▶ _WHAT TO PRODUCE_: Reproduce exactly, with no pictures, each line from the opening of the material down through the line containing "const text3 = ve3.map((v, i)".

▶ _GIVEN INFORMATION_:

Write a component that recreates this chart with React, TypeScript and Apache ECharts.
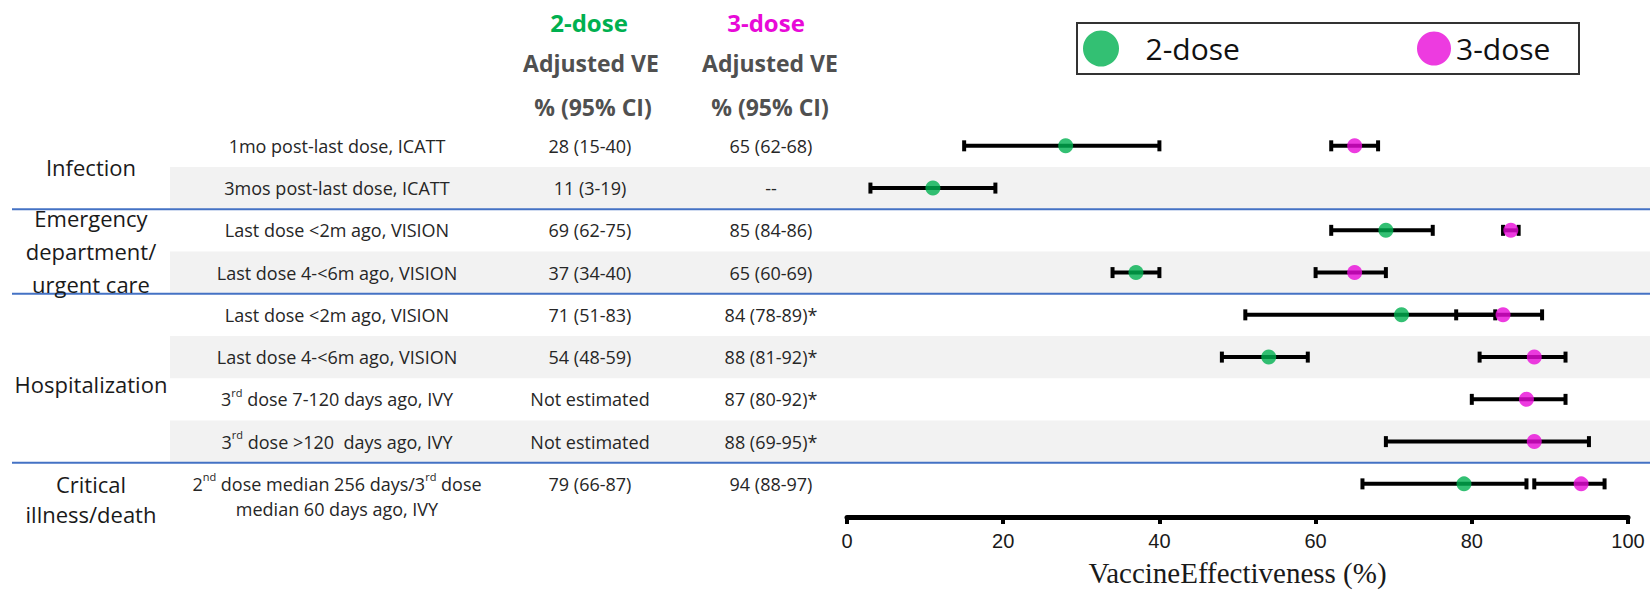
import React, { useEffect, useRef } from 'react';
import * as echarts from 'echarts';

// ---------------- data ----------------
const groupNames = ['Infection', 'Emergency\ndepartment/\nurgent care', 'Hospitalization', 'Critical\nillness/death'];
const rowGroup = [0, 0, 1, 1, 2, 2, 2, 2, 3];
const rowLabels = [
  '1mo post-last dose, ICATT',
  '3mos post-last dose, ICATT',
  'Last dose <2m ago, VISION',
  'Last dose 4-<6m ago, VISION',
  'Last dose <2m ago, VISION',
  'Last dose 4-<6m ago, VISION',
  '3{sup|rd} dose 7-120 days ago, IVY',
  '3{sup|rd} dose >120  days ago, IVY',
  '2{sup|nd} dose median 256 days/3{sup|rd} dose\nmedian 60 days ago, IVY',
];
const ve2: (number | null)[] = [28, 11, 69, 37, 71, 54, null, null, 79];
const lo2: (number | null)[] = [15, 3, 62, 34, 51, 48, null, null, 66];
const hi2: (number | null)[] = [40, 19, 75, 40, 83, 59, null, null, 87];
const ve3: (number | null)[] = [65, null, 85, 65, 84, 88, 87, 88, 94];
const lo3: (number | null)[] = [62, null, 84, 60, 78, 81, 80, 69, 88];
const hi3: (number | null)[] = [68, null, 86, 69, 89, 92, 92, 95, 97];
const star3 = [false, false, false, false, true, true, true, true, false];
const missing2 = 'Not estimated';
const missing3 = '--';
const seriesNames = ['2-dose', '3-dose'];
const headerLines = ['Adjusted VE', '% (95% CI)'];
const axisTitle = 'VaccineEffectiveness (%)';
const xMin = 0;
const xMax = 100;
const xStep = 20;

// ---------------- style ----------------
const GREEN = '#00b050';
const MAGENTA = '#e80ad8';
const FONT = "'Open Sans', sans-serif";
const TEXT = '#262626';
const COL_LABEL = 337;
const COL_2 = 590;
const COL_3 = 771;
const COL_GROUP = 91;
const groupNudge = [0, 0, 6, 15];
const groupLineHeight = [30, 33, 30, 30];

const text2 = ve2.map((v, i) => (v == null ? missing2 : `${v} (${lo2[i]}-${hi2[i]})`));
const text3 = ve3.map((v, i) => (v == null ? missing3 : `${v} (${lo3[i]}-${hi3[i]})${star3[i] ? '*' : ''}`));

function txt(x: number, y: number, text: string, extra: any = {}) {
  return {
    type: 'text',
    z2: 10,
    style: {
      x,
      y,
      text,
      fontFamily: FONT,
      fontSize: 18,
      fill: TEXT,
      align: 'center',
      textAlign: 'center',
      verticalAlign: 'middle',
      textVerticalAlign: 'middle',
      ...extra,
    },
  };
}

function renderTableRow(_params: any, api: any) {
  const i = api.value(1) as number;
  const cy = api.coord([0, i])[1];
  const band = api.size([0, 1])[1];
  const W = api.getWidth();
  const children: any[] = [];
  if (i % 2 === 1) {
    children.push({
      type: 'rect',
      z2: 0,
      shape: { x: 170, y: cy - band / 2, width: W - 170, height: band },
      style: { fill: '#f2f2f2' },
    });
  }
  if (i < rowGroup.length - 1 && rowGroup[i + 1] !== rowGroup[i]) {
    children.push({
      type: 'line',
      z2: 1,
      shape: { x1: 12, y1: cy + band / 2, x2: W, y2: cy + band / 2 },
      style: { stroke: '#4472c4', lineWidth: 2 },
    });
  }
  children.push(
    txt(COL_LABEL, cy - 12.5, rowLabels[i], {
      verticalAlign: 'top',
      textVerticalAlign: 'top',
      lineHeight: 25,
      rich: {
        sup: { fontSize: 11, fontFamily: FONT, fill: TEXT, color: TEXT, verticalAlign: 'top', lineHeight: 20 },
      },
    })
  );
  children.push(txt(COL_2, cy, text2[i]));
  children.push(txt(COL_3, cy, text3[i]));
  const g = rowGroup[i];
  if (rowGroup.indexOf(g) === i) {
    const last = rowGroup.lastIndexOf(g);
    const gy = (cy + api.coord([0, last])[1]) / 2 + groupNudge[g];
    children.push(
      txt(COL_GROUP, gy, groupNames[g], { fontSize: 22, fill: '#1a1a1a', lineHeight: groupLineHeight[g] })
    );
  }
  return { type: 'group', children };
}

function renderErrBar(_params: any, api: any) {
  const row = api.value(2);
  const a = api.coord([api.value(0), row]);
  const b = api.coord([api.value(1), row]);
  const cap = 5.5;
  const st = { stroke: '#000', lineWidth: 4 };
  return {
    type: 'group',
    children: [
      { type: 'line', shape: { x1: a[0], y1: a[1], x2: b[0], y2: b[1] }, style: st },
      { type: 'line', shape: { x1: a[0], y1: a[1] - cap, x2: a[0], y2: a[1] + cap }, style: st },
      { type: 'line', shape: { x1: b[0], y1: b[1] - cap, x2: b[0], y2: b[1] + cap }, style: st },
    ],
  };
}

function errData(lo: (number | null)[], hi: (number | null)[]) {
  const out: number[][] = [];
  lo.forEach((l, i) => {
    if (l != null && hi[i] != null) out.push([l, hi[i] as number, i]);
  });
  return out;
}
function pointData(ve: (number | null)[]) {
  const out: number[][] = [];
  ve.forEach((v, i) => {
    if (v != null) out.push([v, i]);
  });
  return out;
}

function headerText(x: number, y: number, text: string, fill: string, size = 23) {
  return {
    type: 'text',
    x,
    y,
    style: {
      text,
      fontFamily: FONT,
      fontWeight: 'bold',
      fontSize: size,
      fill,
      align: 'center',
      textAlign: 'center',
      verticalAlign: 'middle',
      textVerticalAlign: 'middle',
    },
  };
}

function buildOption(): any {
  const legendText = { fontFamily: FONT, fontSize: 30, color: '#111' };
  return {
    animation: false,
    backgroundColor: '#fff',
    grid: { left: 847, right: 22, top: 124.7, bottom: 83.9, containLabel: false },
    xAxis: {
      type: 'value',
      min: xMin,
      max: xMax,
      interval: xStep,
      offset: 12,
      splitLine: { show: false },
      axisLine: { show: true, lineStyle: { color: '#000', width: 5 } },
      axisTick: { show: true, length: 7, lineStyle: { color: '#000', width: 4 } },
      axisLabel: { margin: 14, fontFamily: "'Liberation Sans', Arial, sans-serif", fontSize: 20, color: '#1a1a1a' },
      name: axisTitle,
      nameLocation: 'middle',
      nameGap: 41,
      nameTextStyle: { fontFamily: "'Liberation Serif', 'Times New Roman', serif", fontSize: 29, color: '#1a1a1a' },
    },
    yAxis: {
      type: 'category',
      data: rowLabels.map((_, i) => 'r' + i),
      inverse: true,
      show: false,
    },
    legend: [
      {
        data: [seriesNames[0]],
        left: 1083,
        top: 30.5,
        padding: 0,
        itemWidth: 79,
        itemHeight: 36,
        icon: 'circle',
        selectedMode: false,
        textStyle: legendText,
      },
      {
        data: [seriesNames[1]],
        left: 1417,
        top: 31.5,
        padding: 0,
        itemWidth: 34,
        itemHeight: 34,
        icon: 'circle',
        selectedMode: false,
        textStyle: legendText,
      },
    ],
    graphic: [
      {
        type: 'rect',
        shape: { x: 1077, y: 23, width: 502, height: 51 },
        style: { fill: 'none', stroke: '#333', lineWidth: 2 },
      },
      headerText(589, 22, seriesNames[0], GREEN, 24),
      headerText(766, 22, seriesNames[1], MAGENTA, 24),
      headerText(591, 63, headerLines[0], '#505050'),
      headerText(770, 63, headerLines[0], '#505050'),
      headerText(593, 107, headerLines[1], '#505050'),
      headerText(770, 107, headerLines[1], '#505050'),
    ],
    series: [
      {
        type: 'custom',
        name: 'table',
        z: 0,
        silent: true,
        renderItem: renderTableRow,
        encode: { x: 0, y: 1 },
        data: rowGroup.map((_, i) => [0, i]),
      },
      {
        type: 'custom',
        name: 'ci2',
        z: 2,
        renderItem: renderErrBar,
        encode: { x: [0, 1], y: 2 },
        data: errData(lo2, hi2),
      },
      {
        type: 'custom',
        name: 'ci3',
        z: 2,
        renderItem: renderErrBar,
        encode: { x: [0, 1], y: 2 },
        data: errData(lo3, hi3),
      },
      {
        type: 'scatter',
        name: seriesNames[0],
        z: 3,
        symbol: 'circle',
        symbolSize: 15,
        itemStyle: { color: GREEN },
        data: pointData(ve2),
      },
      {
        type: 'scatter',
        name: seriesNames[1],
        z: 3,
        symbol: 'circle',
        symbolSize: 15,
        itemStyle: { color: MAGENTA },
        data: pointData(ve3),
      },
    ],
  };
}

export default function App() {
  const ref = useRef<HTMLDivElement>(null);
  useEffect(() => {
    if (!ref.current) return;
    const chart = echarts.init(ref.current, undefined, { renderer: 'svg' });
    chart.setOption(buildOption());
    return () => chart.dispose();
  }, []);
  return (
    <div
      ref={ref}
      style={{ position: 'fixed', left: 0, top: 0, width: 1650, height: 592, background: '#fff' }}
    />
  );
}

▶ _SOLUTION TO THE PROBLEM_:
Write a component that recreates this chart with React, TypeScript and Apache ECharts.
import React, { useEffect, useRef } from 'react';
import * as echarts from 'echarts';

// ---------------- data ----------------
const groupNames = ['Infection', 'Emergency\ndepartment/\nurgent care', 'Hospitalization', 'Critical\nillness/death'];
const rowGroup = [0, 0, 1, 1, 2, 2, 2, 2, 3];
const rowLabels = [
  '1mo post-last dose, ICATT',
  '3mos post-last dose, ICATT',
  'Last dose <2m ago, VISION',
  'Last dose 4-<6m ago, VISION',
  'Last dose <2m ago, VISION',
  'Last dose 4-<6m ago, VISION',
  '3{sup|rd} dose 7-120 days ago, IVY',
  '3{sup|rd} dose >120  days ago, IVY',
  '2{sup|nd} dose median 256 days/3{sup|rd} dose\nmedian 60 days ago, IVY',
];
const ve2: (number | null)[] = [28, 11, 69, 37, 71, 54, null, null, 79];
const lo2: (number | null)[] = [15, 3, 62, 34, 51, 48, null, null, 66];
const hi2: (number | null)[] = [40, 19, 75, 40, 83, 59, null, null, 87];
const ve3: (number | null)[] = [65, null, 85, 65, 84, 88, 87, 88, 94];
const lo3: (number | null)[] = [62, null, 84, 60, 78, 81, 80, 69, 88];
const hi3: (number | null)[] = [68, null, 86, 69, 89, 92, 92, 95, 97];
const star3 = [false, false, false, false, true, true, true, true, false];
const missing2 = 'Not estimated';
const missing3 = '--';
const seriesNames = ['2-dose', '3-dose'];
const headerLines = ['Adjusted VE', '% (95% CI)'];
const axisTitle = 'VaccineEffectiveness (%)';
const xMin = 0;
const xMax = 100;
const xStep = 20;

// ---------------- style ----------------
const GREEN = '#00b050';
const MAGENTA = '#e80ad8';
const FONT = "'Open Sans', sans-serif";
const TEXT = '#262626';
const COL_LABEL = 337;
const COL_2 = 590;
const COL_3 = 771;
const COL_GROUP = 91;
const groupNudge = [0, 0, 6, 15];
const groupLineHeight = [30, 33, 30, 30];

const text2 = ve2.map((v, i) => (v == null ? missing2 : `${v} (${lo2[i]}-${hi2[i]})`));
const text3 = ve3.map((v, i) => (v == null ? missing3 : `${v} (${lo3[i]}-${hi3[i]})${star3[i] ? '*' : ''}`));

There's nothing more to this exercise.